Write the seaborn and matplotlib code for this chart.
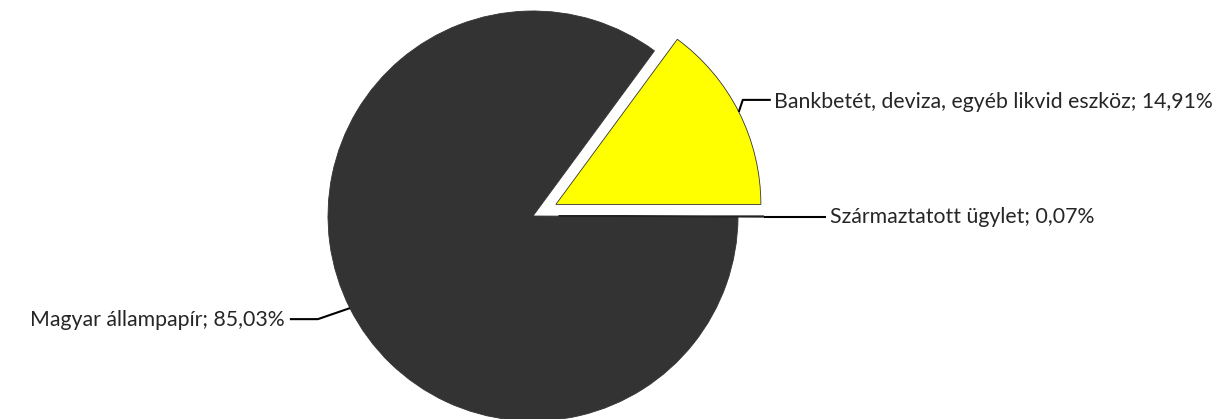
import numpy as np
import matplotlib
matplotlib.use("Agg")
import matplotlib.pyplot as plt
import seaborn as sns

labels = ["Bankbetét, deviza, egyéb likvid eszköz", "Magyar állampapír", "Származtatott ügylet"]
values = [14.91, 85.03, 0.07]
value_text = ["14,91%", "85,03%", "0,07%"]
colors = ["#FFFF00", "#333333", "#FFFFFF"]

sns.set_style("white")
plt.rcParams['font.family'] = ['Lato', 'DejaVu Sans']

W, H = 1229, 419
fig = plt.figure(figsize=(W / 100, H / 100), dpi=100)
ax = fig.add_axes([0, 0, 1, 1])
R = 205.0
cx, cy = 533.0, 216.0

explode = [0.125, 0.0, 0.125]
wedges, _ = ax.pie(values, colors=colors, startangle=0, counterclock=True,
                   explode=explode, radius=1.0,
                   wedgeprops=dict(edgecolor="#333333", linewidth=0.6))
wedges[2].set_edgecolor("#222222")
wedges[2].set_linewidth(1.0)

ax.set_xlim((0 - cx) / R, (W - cx) / R)
ax.set_ylim((cy - H) / R, cy / R)
ax.set_aspect("equal")
ax.axis("off")

px = 1.0 / R
fs = 15.3
for i, w in enumerate(wedges):
    mid = np.deg2rad((w.theta1 + w.theta2) / 2)
    ox, oy = w.center
    ax_ = ox + w.r * np.cos(mid)
    ay_ = oy + w.r * np.sin(mid)
    txt = f"{labels[i]}; {value_text[i]}"
    if i == 0:
        ex, ey = ax_ + 4 * px, ay_ + 12 * px
        hx = ex + 28 * px
        ax.plot([ax_, ex, hx], [ay_, ey, ey], color="black", lw=1.5, solid_capstyle="butt")
        ax.text(hx + 3 * px, ey - 2 * px, txt, ha="left", va="center", fontsize=fs)
    elif i == 1:
        ex, ey = ax_ - 32 * px, ay_ - 11 * px
        hx = ex - 28 * px
        ax.plot([ax_, ex, hx], [ay_, ey, ey], color="black", lw=1.5, solid_capstyle="butt")
        ax.text(hx - 5 * px, ey - 1 * px, txt, ha="right", va="center", fontsize=fs)
    else:
        hx = ax_ + 62 * px
        ax.plot([ax_, hx], [ay_, ay_], color="black", lw=1.5, solid_capstyle="butt")
        ax.text(hx + 4 * px, ay_, txt, ha="left", va="center", fontsize=fs)

fig.savefig("out.png", dpi=100)
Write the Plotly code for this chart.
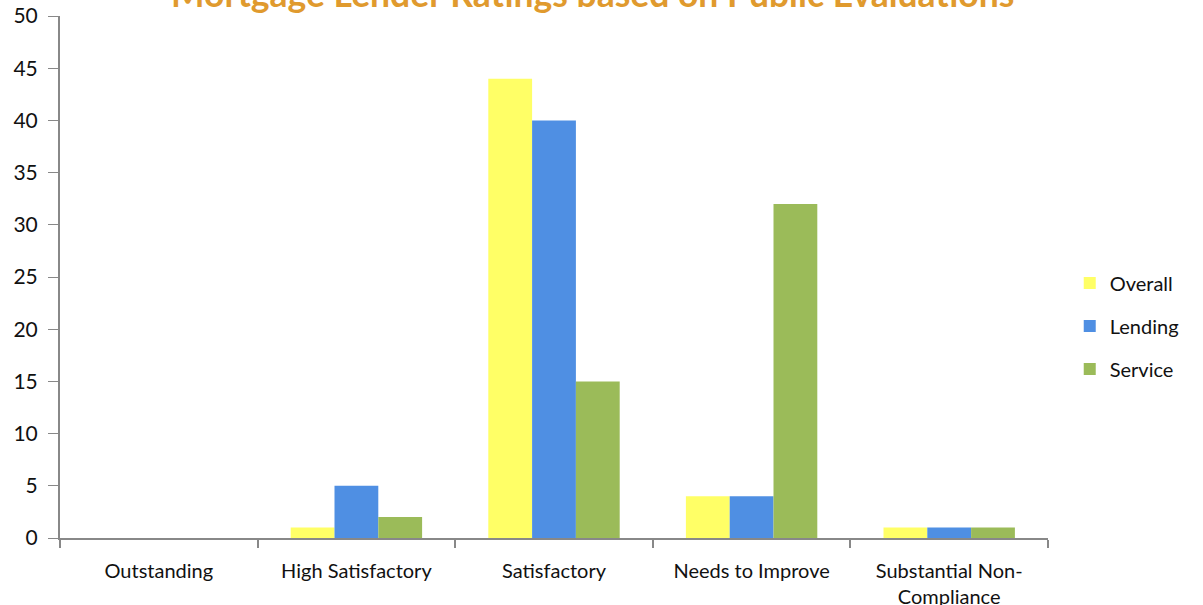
import plotly.graph_objects as go

categories = ["Outstanding", "High Satisfactory", "Satisfactory", "Needs to Improve", "Substantial Non-<br>Compliance"]
overall = [0, 1, 44, 4, 1]
lending = [0, 5, 40, 4, 1]
service = [0, 2, 15, 32, 1]
y_ticks = [0, 5, 10, 15, 20, 25, 30, 35, 40, 45, 50]
title_text = "Mortgage Lender Ratings based on Public Evaluations*"

FONT = "Lato"
fig = go.Figure()
fig.add_bar(name="Overall", legendgroup="a", x=categories, y=overall, marker=dict(color="#FFFF66", line=dict(width=0)))
fig.add_bar(name="Lending", legendgroup="b", x=categories, y=lending, marker=dict(color="#4F8FE3", line=dict(width=0)))
fig.add_bar(name="Service", legendgroup="c", x=categories, y=service, marker=dict(color="#9BBB59", line=dict(width=0)))

fig.update_layout(
    width=1203, height=605,
    margin=dict(l=60, r=155, t=16, b=67, autoexpand=False),
    paper_bgcolor="white", plot_bgcolor="white",
    barmode="group", bargap=0.335, bargroupgap=0,
    font=dict(family=FONT, size=20, color="#111111"),
    showlegend=True,
    legend=dict(x=1.022, xanchor="left", y=0.406, yanchor="middle",
                font=dict(size=20, color="#111111"), tracegroupgap=14, itemsizing="constant",
                traceorder="grouped"),
    xaxis=dict(type="category", showline=True, linecolor="#888888", linewidth=2,
               ticks="outside", tickson="boundaries", ticklen=8, tickcolor="#888888", tickwidth=2,
               tickfont=dict(size=20), ticklabelstandoff=14, showgrid=False, zeroline=False,
               automargin=False),
    yaxis=dict(range=[0, 50], tickvals=y_ticks, showline=True, linecolor="#888888", linewidth=2,
               ticks="outside", ticklen=10, tickcolor="#888888", tickwidth=1,
               tickfont=dict(size=21), ticklabelstandoff=6, showgrid=False, zeroline=False,
               automargin=False),
    annotations=[dict(text="<b>" + title_text + "</b>", xref="paper", yref="paper",
                      x=0.547, y=1.044, xanchor="center", yanchor="middle", showarrow=False,
                      font=dict(family=FONT, size=35.5, color="#E09A2E"))],
)

fig.write_html("out.html")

= PROBLEM =
Return to the listing above and set it down exactly, leaving out its pictures.

= EXERCISE ANSWER =
Write the seaborn and matplotlib code for this chart.
import numpy as np
import matplotlib
matplotlib.use("Agg")
import matplotlib.pyplot as plt
import seaborn as sns

labels = ["Bankbetét, deviza, egyéb likvid eszköz", "Magyar állampapír", "Származtatott ügylet"]
values = [14.91, 85.03, 0.07]
value_text = ["14,91%", "85,03%", "0,07%"]
colors = ["#FFFF00", "#333333", "#FFFFFF"]

sns.set_style("white")
plt.rcParams['font.family'] = ['Lato', 'DejaVu Sans']

W, H = 1229, 419
fig = plt.figure(figsize=(W / 100, H / 100), dpi=100)
ax = fig.add_axes([0, 0, 1, 1])
R = 205.0
cx, cy = 533.0, 216.0

explode = [0.125, 0.0, 0.125]
wedges, _ = ax.pie(values, colors=colors, startangle=0, counterclock=True,
                   explode=explode, radius=1.0,
                   wedgeprops=dict(edgecolor="#333333", linewidth=0.6))
wedges[2].set_edgecolor("#222222")
wedges[2].set_linewidth(1.0)

ax.set_xlim((0 - cx) / R, (W - cx) / R)
ax.set_ylim((cy - H) / R, cy / R)
ax.set_aspect("equal")
ax.axis("off")

px = 1.0 / R
fs = 15.3
for i, w in enumerate(wedges):
    mid = np.deg2rad((w.theta1 + w.theta2) / 2)
    ox, oy = w.center
    ax_ = ox + w.r * np.cos(mid)
    ay_ = oy + w.r * np.sin(mid)
    txt = f"{labels[i]}; {value_text[i]}"
    if i == 0:
        ex, ey = ax_ + 4 * px, ay_ + 12 * px
        hx = ex + 28 * px
        ax.plot([ax_, ex, hx], [ay_, ey, ey], color="black", lw=1.5, solid_capstyle="butt")
        ax.text(hx + 3 * px, ey - 2 * px, txt, ha="left", va="center", fontsize=fs)
    elif i == 1:
        ex, ey = ax_ - 32 * px, ay_ - 11 * px
        hx = ex - 28 * px
        ax.plot([ax_, ex, hx], [ay_, ey, ey], color="black", lw=1.5, solid_capstyle="butt")
        ax.text(hx - 5 * px, ey - 1 * px, txt, ha="right", va="center", fontsize=fs)
    else:
        hx = ax_ + 62 * px
        ax.plot([ax_, hx], [ay_, ay_], color="black", lw=1.5, solid_capstyle="butt")
        ax.text(hx + 4 * px, ay_, txt, ha="left", va="center", fontsize=fs)

fig.savefig("out.png", dpi=100)
Write the Plotly code for this chart.
import plotly.graph_objects as go

categories = ["Outstanding", "High Satisfactory", "Satisfactory", "Needs to Improve", "Substantial Non-<br>Compliance"]
overall = [0, 1, 44, 4, 1]
lending = [0, 5, 40, 4, 1]
service = [0, 2, 15, 32, 1]
y_ticks = [0, 5, 10, 15, 20, 25, 30, 35, 40, 45, 50]
title_text = "Mortgage Lender Ratings based on Public Evaluations*"

FONT = "Lato"
fig = go.Figure()
fig.add_bar(name="Overall", legendgroup="a", x=categories, y=overall, marker=dict(color="#FFFF66", line=dict(width=0)))
fig.add_bar(name="Lending", legendgroup="b", x=categories, y=lending, marker=dict(color="#4F8FE3", line=dict(width=0)))
fig.add_bar(name="Service", legendgroup="c", x=categories, y=service, marker=dict(color="#9BBB59", line=dict(width=0)))

fig.update_layout(
    width=1203, height=605,
    margin=dict(l=60, r=155, t=16, b=67, autoexpand=False),
    paper_bgcolor="white", plot_bgcolor="white",
    barmode="group", bargap=0.335, bargroupgap=0,
    font=dict(family=FONT, size=20, color="#111111"),
    showlegend=True,
    legend=dict(x=1.022, xanchor="left", y=0.406, yanchor="middle",
                font=dict(size=20, color="#111111"), tracegroupgap=14, itemsizing="constant",
                traceorder="grouped"),
    xaxis=dict(type="category", showline=True, linecolor="#888888", linewidth=2,
               ticks="outside", tickson="boundaries", ticklen=8, tickcolor="#888888", tickwidth=2,
               tickfont=dict(size=20), ticklabelstandoff=14, showgrid=False, zeroline=False,
               automargin=False),
    yaxis=dict(range=[0, 50], tickvals=y_ticks, showline=True, linecolor="#888888", linewidth=2,
               ticks="outside", ticklen=10, tickcolor="#888888", tickwidth=1,
               tickfont=dict(size=21), ticklabelstandoff=6, showgrid=False, zeroline=False,
               automargin=False),
    annotations=[dict(text="<b>" + title_text + "</b>", xref="paper", yref="paper",
                      x=0.547, y=1.044, xanchor="center", yanchor="middle", showarrow=False,
                      font=dict(family=FONT, size=35.5, color="#E09A2E"))],
)

fig.write_html("out.html")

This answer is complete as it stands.